Cycling was also in the news yesterday after a cyclist on a mountain bike was fined £2000 for knocking over and killing a young girl who either stepped in front of him or refused to get out of his way. The story is quite complicated and it is hard to work out exactly what happened. It does sound like the man didn't make any attempt to stop when the teenagers were in the road and that can never be condoned; and I can also fully understand why the girls parents feel that the punishment was grossly inadequate. However, this story led the papers and press to publish a whole collection of anti-cyclist articles. There was quite a nice balance in the Times presenting what I thought was many sides of the argument. As a driver, cyclist and one time regular commuter on the bike I feel I have the right to add my bit!
1. Not all cyclists break the rules in the same way that not all motorists are mad psychopaths whose one aim is to knock off every bike rider they see.
2. In order to survive as a cycling commuter you have to believe the latter so that you can protect yourself against the one that is!
3. Sometimes it is safer for everyone if as a cyclist you bend a few rules. For example, it is safer to position yourself just ahead of cars at a junction so that they can see you and it is safer to be a little out from the side of the road for the same reason. It does make some car drivers annoyed but at least they see you.
4. Most cyclists are insured; either through their household insurance, car insurance or through membership of a cycling organisation.
5. It is quite possible to accidentally kill someone when you are riding a bike. Downhill the bike will go as fast as a car (something that often seems to infuriate some car drivers who feel like they should overtake no matter what).
6. The consequence of any scrape between me on a bike and a car will always be worse for me (so it is in my best interest not to get into one).
7. Cyclists do pay tax that adequately covers their use of the roads, either through income tax or through motor vehicle tax (most cyclists own cars as well).
8. Sometimes pedestrians just don't look out for bikes.
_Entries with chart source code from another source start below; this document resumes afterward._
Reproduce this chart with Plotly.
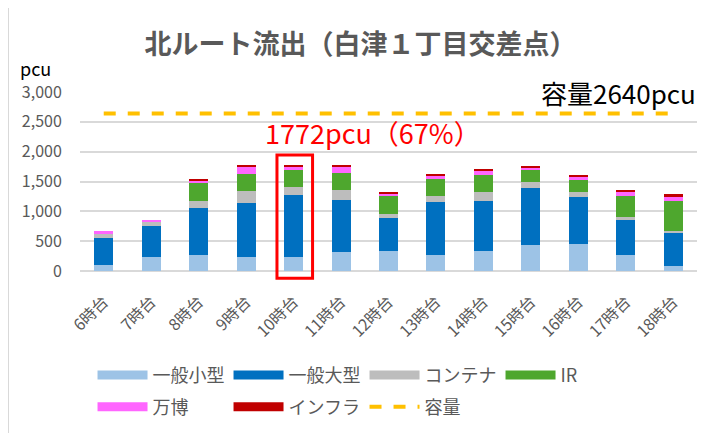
import plotly.graph_objects as go

categories = ["6時台", "7時台", "8時台", "9時台", "10時台", "11時台", "12時台",
              "13時台", "14時台", "15時台", "16時台", "17時台", "18時台"]
small_general = [107, 233, 267, 233, 240, 317, 333, 273, 333, 428, 445, 273, 90]
large_general = [450, 528, 783, 912, 1030, 878, 550, 877, 845, 962, 788, 584, 560]
container = [66, 71, 117, 200, 140, 167, 79, 100, 145, 105, 90, 50, 17]
ir = [0, 0, 306, 288, 280, 288, 300, 290, 284, 200, 200, 343, 500]
expo = [44, 24, 50, 112, 65, 100, 45, 55, 76, 45, 60, 83, 83]
infra = [0, 0, 17, 22, 17, 17, 21, 28, 24, 27, 24, 29, 33]
capacity = [2640] * len(categories)
yticks = [0, 500, 1000, 1500, 2000, 2500, 3000]

series = [
    ("一般小型", small_general, "#9DC3E6", "legend"),
    ("一般大型", large_general, "#0070C0", "legend"),
    ("コンテナ", container, "#BDBDBD", "legend"),
    ("IR", ir, "#4EA72E", "legend"),
    ("万博", expo, "#FF66FF", "legend2"),
    ("インフラ", infra, "#C00000", "legend2"),
]

FONT = "Noto Sans CJK JP"
fig = go.Figure()
for name, vals, col, lg in series:
    fig.add_trace(go.Bar(x=categories, y=vals, name=name, marker_color=col,
                         marker_line_width=0, showlegend=False))
    fig.add_trace(go.Scatter(x=[None], y=[None], mode="lines", name=name, legend=lg,
                             line=dict(color=col, width=9), showlegend=True))

fig.add_trace(go.Scatter(x=categories, y=capacity, mode="lines", name="容量",
                         legend="legend2",
                         line=dict(color="#FFC000", width=4, dash="dash")))

fig.add_shape(type="rect", xref="x", yref="paper", x0=3.65, x1=4.40, y0=-0.04, y1=0.648,
              line=dict(color="#FF0000", width=3))
fig.add_shape(type="line", xref="paper", yref="paper", x0=-0.1159, x1=-0.1159,
              y0=-0.91, y1=1.47, line=dict(color="#D9D9D9", width=1))

fig.add_annotation(text="容量2640pcu", xref="paper", yref="paper", x=1.002, y=1.0,
                   xanchor="right", yanchor="middle", showarrow=False,
                   font=dict(family=FONT, size=26, color="#000000"))
fig.add_annotation(text="1772pcu（67%）", xref="x", yref="y", x=4, y=2317,
                   xanchor="center", yanchor="middle", xshift=79, showarrow=False,
                   font=dict(family=FONT, size=27, color="#FF0000"))
fig.add_annotation(text="pcu", xref="paper", yref="paper", x=-0.1005, y=1.134,
                   xanchor="left", yanchor="middle", showarrow=False,
                   font=dict(family=FONT, size=18, color="#000000"))

legend_common = dict(orientation="h", xanchor="left", yref="container", yanchor="middle",
                     traceorder="normal", entrywidth=71, entrywidthmode="pixels",
                     itemwidth=50, bgcolor="rgba(0,0,0,0)",
                     font=dict(family=FONT, size=18, color="#595959"))

fig.update_layout(
    width=705, height=425,
    margin=dict(l=72, r=16, t=84, b=162, autoexpand=False),
    paper_bgcolor="white", plot_bgcolor="white",
    barmode="stack", bargap=0.6,
    title=dict(text="<b>北ルート流出（白津１丁目交差点）</b>", x=0.5, xanchor="center",
               y=0.913, yanchor="middle",
               font=dict(family=FONT, size=27, color="#595959")),
    font=dict(family=FONT, size=15, color="#595959"),
    xaxis=dict(type="category", tickangle=-45, showgrid=False, showline=False,
               ticks="outside", ticklen=14, tickcolor="rgba(0,0,0,0)",
               automargin=False, tickfont=dict(size=16, color="#595959")),
    yaxis=dict(range=[0, 3000], tickvals=yticks, tickformat=",d", showgrid=True,
               gridcolor="#D9D9D9", gridwidth=1.5, zeroline=True, zerolinecolor="#D9D9D9",
               zerolinewidth=1.5, ticks="outside", ticklen=14, tickcolor="rgba(0,0,0,0)",
               automargin=False, tickfont=dict(size=16, color="#595959")),
    legend=dict(x=0.0203, y=0.136, **legend_common),
    legend2=dict(x=0.0203, y=0.061, **legend_common),
)

fig.write_html("out.html")
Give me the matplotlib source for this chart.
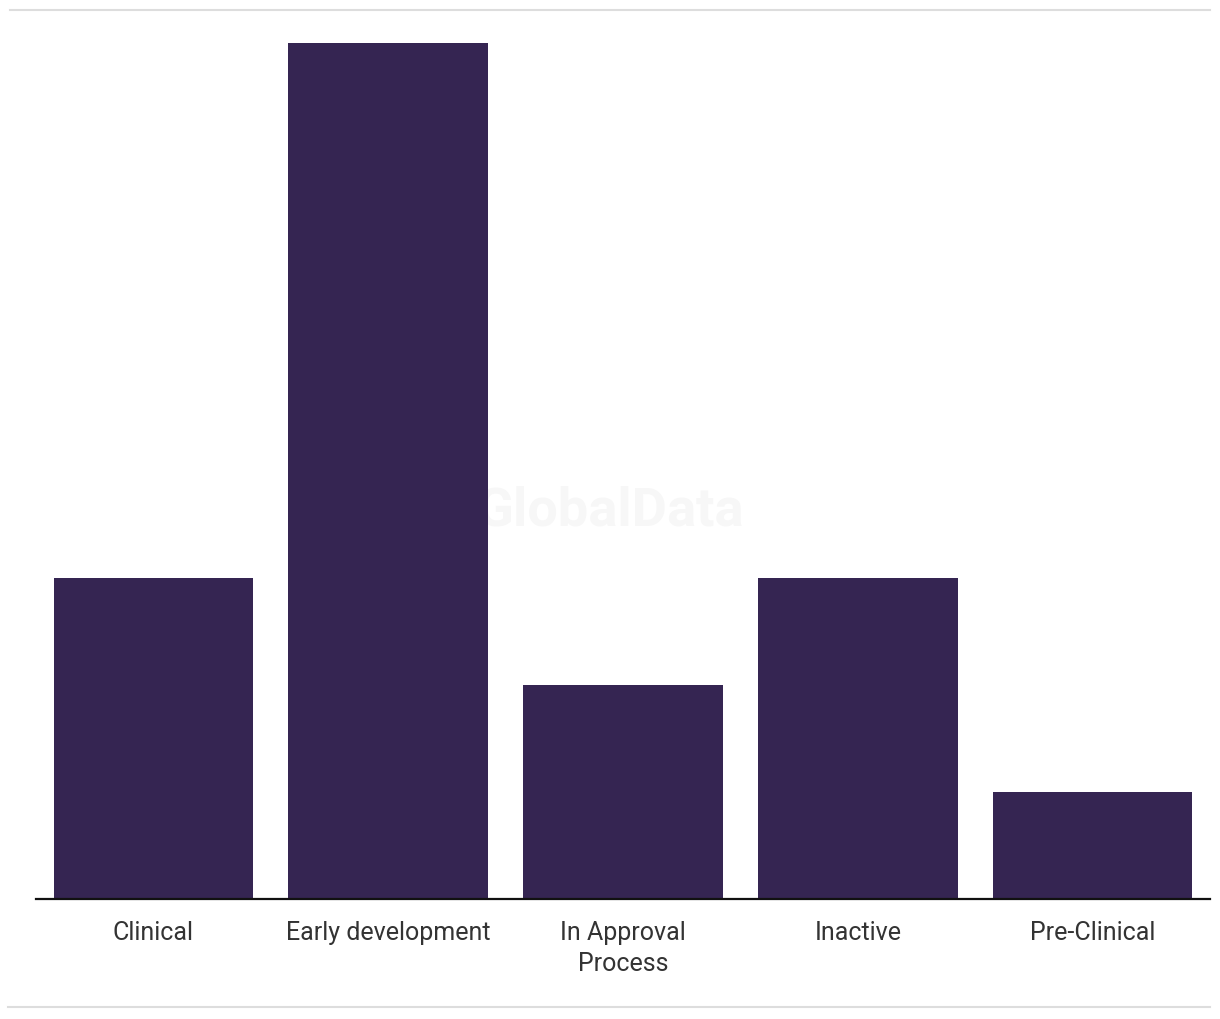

When they see me (and I do not cycle on pavements unless it is legal for me to do so) they jump and say 'get a bell'. Well, I have tried a bell and it is not heard above the traffic! If it is, it also causes people to jump out of their skins and in their shock and then they usually walk in front of me! I have tried coughing loudly, squealing my breaks, saying politely 'excuse me please' or 'just behind you' and all of it produces a startled response.
9. Pedestrians sometimes think that if I cycle more slowly it will be safer. This is not necessarily true as at very slow speeds it is more difficult to control the direction of the bike.
10. It is very difficult to hand signal as you are going down hill and braking!